EXERCISE DESCRIPTION:
List every line below containing "this".

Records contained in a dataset
** start **

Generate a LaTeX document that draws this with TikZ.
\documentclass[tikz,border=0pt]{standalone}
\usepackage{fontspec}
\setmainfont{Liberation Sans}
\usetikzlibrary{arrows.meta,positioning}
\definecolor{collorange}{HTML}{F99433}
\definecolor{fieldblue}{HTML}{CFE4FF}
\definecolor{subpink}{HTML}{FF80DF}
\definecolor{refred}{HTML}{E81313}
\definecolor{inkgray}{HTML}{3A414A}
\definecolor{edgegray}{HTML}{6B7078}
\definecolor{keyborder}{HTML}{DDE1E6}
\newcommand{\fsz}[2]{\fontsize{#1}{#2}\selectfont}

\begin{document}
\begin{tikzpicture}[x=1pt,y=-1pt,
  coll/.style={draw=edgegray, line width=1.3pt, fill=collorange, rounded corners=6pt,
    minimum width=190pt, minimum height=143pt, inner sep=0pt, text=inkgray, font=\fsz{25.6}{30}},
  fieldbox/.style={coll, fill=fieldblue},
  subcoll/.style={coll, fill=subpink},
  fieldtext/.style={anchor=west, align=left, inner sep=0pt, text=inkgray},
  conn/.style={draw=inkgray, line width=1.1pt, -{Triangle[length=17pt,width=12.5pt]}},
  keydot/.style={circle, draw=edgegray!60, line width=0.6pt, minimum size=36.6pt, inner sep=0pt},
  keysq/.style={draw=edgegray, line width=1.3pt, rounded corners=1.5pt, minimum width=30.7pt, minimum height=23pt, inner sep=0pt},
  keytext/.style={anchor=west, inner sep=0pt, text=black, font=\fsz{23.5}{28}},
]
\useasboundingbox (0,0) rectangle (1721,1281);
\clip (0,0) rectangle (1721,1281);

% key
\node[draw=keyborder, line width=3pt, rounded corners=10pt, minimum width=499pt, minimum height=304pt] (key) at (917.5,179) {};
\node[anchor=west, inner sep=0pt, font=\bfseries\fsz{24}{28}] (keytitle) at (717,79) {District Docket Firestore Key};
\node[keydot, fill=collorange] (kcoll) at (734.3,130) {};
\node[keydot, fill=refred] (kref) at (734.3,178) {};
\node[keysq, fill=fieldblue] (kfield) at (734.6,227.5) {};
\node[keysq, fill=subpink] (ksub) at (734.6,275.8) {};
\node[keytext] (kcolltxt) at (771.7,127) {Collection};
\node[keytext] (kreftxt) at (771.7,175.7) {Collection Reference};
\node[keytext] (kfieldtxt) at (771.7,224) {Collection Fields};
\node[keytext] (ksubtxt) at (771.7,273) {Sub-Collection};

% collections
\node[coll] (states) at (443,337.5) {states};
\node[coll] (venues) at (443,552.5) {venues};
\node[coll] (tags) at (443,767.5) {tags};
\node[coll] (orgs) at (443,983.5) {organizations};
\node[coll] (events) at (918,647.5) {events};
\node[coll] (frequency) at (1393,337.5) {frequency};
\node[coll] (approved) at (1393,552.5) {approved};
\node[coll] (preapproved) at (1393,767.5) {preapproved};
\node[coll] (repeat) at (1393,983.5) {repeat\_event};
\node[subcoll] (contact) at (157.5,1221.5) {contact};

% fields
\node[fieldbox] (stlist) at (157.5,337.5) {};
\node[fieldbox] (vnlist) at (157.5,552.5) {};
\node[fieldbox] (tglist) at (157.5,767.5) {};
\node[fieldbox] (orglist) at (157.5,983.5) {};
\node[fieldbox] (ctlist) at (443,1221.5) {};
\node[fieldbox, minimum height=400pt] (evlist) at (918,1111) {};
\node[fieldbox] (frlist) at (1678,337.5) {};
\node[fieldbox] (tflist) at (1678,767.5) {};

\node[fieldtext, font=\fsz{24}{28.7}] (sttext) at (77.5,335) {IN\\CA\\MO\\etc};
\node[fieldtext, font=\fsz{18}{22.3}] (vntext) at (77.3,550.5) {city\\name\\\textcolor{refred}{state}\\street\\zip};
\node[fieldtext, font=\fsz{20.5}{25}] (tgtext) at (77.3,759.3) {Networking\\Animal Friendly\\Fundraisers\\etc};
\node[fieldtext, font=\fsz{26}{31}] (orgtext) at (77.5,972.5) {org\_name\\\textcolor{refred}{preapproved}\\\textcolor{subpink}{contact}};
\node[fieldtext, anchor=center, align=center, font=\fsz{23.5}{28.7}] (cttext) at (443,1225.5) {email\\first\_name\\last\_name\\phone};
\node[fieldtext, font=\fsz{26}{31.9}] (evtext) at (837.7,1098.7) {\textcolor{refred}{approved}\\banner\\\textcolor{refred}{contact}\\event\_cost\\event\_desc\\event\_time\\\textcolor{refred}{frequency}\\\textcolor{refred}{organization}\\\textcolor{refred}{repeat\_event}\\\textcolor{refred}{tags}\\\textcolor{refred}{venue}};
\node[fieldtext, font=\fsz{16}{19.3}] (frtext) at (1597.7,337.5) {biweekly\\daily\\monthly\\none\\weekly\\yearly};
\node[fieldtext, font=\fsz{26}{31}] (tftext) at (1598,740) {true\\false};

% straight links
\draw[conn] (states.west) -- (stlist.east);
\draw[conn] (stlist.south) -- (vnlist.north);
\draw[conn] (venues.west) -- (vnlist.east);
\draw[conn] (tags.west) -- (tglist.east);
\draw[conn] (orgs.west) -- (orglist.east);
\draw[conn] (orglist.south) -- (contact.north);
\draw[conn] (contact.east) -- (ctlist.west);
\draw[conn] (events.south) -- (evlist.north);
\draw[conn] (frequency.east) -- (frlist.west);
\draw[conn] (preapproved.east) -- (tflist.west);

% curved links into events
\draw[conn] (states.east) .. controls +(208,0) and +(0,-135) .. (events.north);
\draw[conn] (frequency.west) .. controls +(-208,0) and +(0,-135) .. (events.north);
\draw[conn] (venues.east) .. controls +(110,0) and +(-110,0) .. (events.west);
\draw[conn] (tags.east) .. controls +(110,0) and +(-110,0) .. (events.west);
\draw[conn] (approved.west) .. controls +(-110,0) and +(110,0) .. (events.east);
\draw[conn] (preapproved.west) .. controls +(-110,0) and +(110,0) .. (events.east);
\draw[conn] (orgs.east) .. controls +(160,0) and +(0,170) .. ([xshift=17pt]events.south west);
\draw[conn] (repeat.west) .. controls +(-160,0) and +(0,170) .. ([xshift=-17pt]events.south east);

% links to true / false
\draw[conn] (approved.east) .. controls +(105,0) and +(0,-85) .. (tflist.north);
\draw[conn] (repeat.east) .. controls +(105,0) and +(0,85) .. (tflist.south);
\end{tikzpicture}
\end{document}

** end **
** start **

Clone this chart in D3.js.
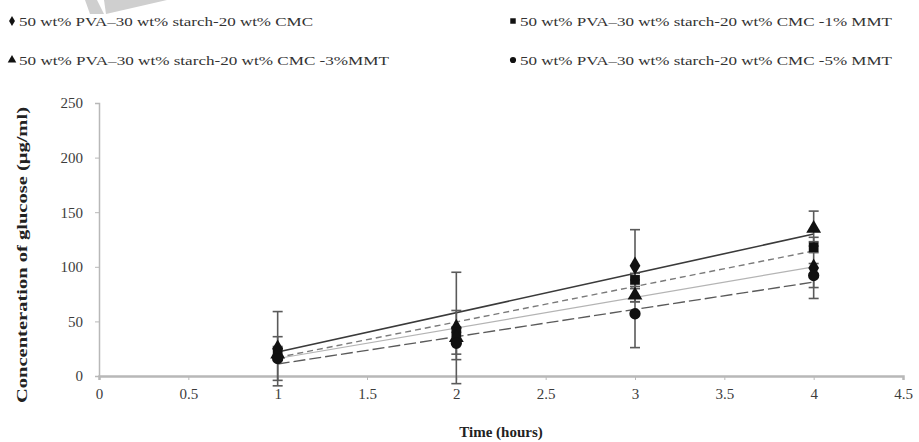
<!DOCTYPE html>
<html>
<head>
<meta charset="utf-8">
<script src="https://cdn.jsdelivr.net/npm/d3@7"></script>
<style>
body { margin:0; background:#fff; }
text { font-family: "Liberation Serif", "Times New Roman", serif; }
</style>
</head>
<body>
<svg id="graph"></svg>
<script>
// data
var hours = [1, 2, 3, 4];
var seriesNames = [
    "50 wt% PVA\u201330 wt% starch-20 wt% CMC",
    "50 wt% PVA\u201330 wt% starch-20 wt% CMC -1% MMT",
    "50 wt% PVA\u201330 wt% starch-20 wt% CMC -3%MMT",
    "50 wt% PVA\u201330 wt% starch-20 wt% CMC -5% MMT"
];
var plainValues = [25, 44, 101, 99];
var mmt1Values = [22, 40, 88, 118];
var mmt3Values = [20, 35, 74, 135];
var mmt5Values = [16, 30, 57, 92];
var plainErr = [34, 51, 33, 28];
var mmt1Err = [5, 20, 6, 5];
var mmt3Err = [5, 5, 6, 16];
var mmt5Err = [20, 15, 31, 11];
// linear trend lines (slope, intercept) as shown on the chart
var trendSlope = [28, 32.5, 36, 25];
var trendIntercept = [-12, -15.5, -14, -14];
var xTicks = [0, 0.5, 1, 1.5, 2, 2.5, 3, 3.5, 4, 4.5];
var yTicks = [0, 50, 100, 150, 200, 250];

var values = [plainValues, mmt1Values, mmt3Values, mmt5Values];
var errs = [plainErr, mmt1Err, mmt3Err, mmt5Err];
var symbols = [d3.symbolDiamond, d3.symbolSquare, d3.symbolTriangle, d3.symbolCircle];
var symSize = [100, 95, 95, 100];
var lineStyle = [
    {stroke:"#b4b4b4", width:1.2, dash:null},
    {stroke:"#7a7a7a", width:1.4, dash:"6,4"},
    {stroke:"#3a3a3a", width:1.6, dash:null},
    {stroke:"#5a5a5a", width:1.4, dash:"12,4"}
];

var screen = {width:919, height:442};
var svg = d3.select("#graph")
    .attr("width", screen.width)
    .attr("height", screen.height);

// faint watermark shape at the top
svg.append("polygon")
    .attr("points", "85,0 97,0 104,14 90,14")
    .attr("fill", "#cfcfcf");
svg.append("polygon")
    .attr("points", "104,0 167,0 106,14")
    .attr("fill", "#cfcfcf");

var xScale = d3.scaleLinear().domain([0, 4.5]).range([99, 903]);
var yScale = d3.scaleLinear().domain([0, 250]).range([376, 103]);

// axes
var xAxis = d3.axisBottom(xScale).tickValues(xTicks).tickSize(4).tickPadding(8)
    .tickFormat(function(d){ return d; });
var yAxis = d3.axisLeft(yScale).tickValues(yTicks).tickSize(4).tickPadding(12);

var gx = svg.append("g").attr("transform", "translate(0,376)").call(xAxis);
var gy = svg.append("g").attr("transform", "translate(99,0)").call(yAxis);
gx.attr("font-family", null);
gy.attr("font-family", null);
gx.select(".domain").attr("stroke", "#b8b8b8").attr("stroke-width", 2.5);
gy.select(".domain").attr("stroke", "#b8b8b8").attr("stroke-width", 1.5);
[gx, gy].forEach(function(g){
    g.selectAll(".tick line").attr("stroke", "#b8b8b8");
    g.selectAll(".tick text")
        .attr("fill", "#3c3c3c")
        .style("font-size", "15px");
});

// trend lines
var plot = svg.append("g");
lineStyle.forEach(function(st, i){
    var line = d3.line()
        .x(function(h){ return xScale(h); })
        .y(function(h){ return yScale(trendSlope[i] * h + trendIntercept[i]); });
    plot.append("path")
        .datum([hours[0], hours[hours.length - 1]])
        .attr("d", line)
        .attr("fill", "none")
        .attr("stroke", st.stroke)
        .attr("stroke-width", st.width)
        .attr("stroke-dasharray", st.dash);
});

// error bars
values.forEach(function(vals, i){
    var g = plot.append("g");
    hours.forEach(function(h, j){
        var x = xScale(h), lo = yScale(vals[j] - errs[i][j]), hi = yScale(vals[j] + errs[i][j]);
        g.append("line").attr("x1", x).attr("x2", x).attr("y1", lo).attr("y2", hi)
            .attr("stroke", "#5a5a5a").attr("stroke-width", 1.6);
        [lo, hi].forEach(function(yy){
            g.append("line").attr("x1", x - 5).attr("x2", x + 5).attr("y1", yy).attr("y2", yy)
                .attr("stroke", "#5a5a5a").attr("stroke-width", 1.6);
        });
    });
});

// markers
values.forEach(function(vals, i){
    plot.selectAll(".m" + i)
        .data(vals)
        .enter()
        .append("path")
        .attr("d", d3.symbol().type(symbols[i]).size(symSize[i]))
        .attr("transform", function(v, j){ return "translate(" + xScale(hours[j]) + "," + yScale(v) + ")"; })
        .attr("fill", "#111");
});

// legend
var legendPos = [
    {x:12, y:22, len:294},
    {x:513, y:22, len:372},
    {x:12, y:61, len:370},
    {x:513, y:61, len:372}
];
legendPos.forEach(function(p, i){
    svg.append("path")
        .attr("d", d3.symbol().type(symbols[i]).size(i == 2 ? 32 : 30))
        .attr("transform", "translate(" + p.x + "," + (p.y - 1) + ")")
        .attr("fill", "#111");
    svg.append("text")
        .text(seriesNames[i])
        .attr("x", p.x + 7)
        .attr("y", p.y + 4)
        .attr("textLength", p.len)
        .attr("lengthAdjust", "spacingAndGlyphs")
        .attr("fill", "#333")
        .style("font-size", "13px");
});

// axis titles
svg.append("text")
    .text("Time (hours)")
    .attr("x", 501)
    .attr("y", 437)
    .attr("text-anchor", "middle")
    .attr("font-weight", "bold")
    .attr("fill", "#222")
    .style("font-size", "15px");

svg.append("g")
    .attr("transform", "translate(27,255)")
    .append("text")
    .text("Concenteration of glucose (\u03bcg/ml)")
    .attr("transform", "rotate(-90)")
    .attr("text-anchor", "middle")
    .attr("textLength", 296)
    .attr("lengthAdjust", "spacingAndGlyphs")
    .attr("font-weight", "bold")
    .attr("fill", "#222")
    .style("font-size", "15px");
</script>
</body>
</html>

** end **

THE COMPLETED TASK:
Generate a LaTeX document that draws this with TikZ.
Clone this chart in D3.js.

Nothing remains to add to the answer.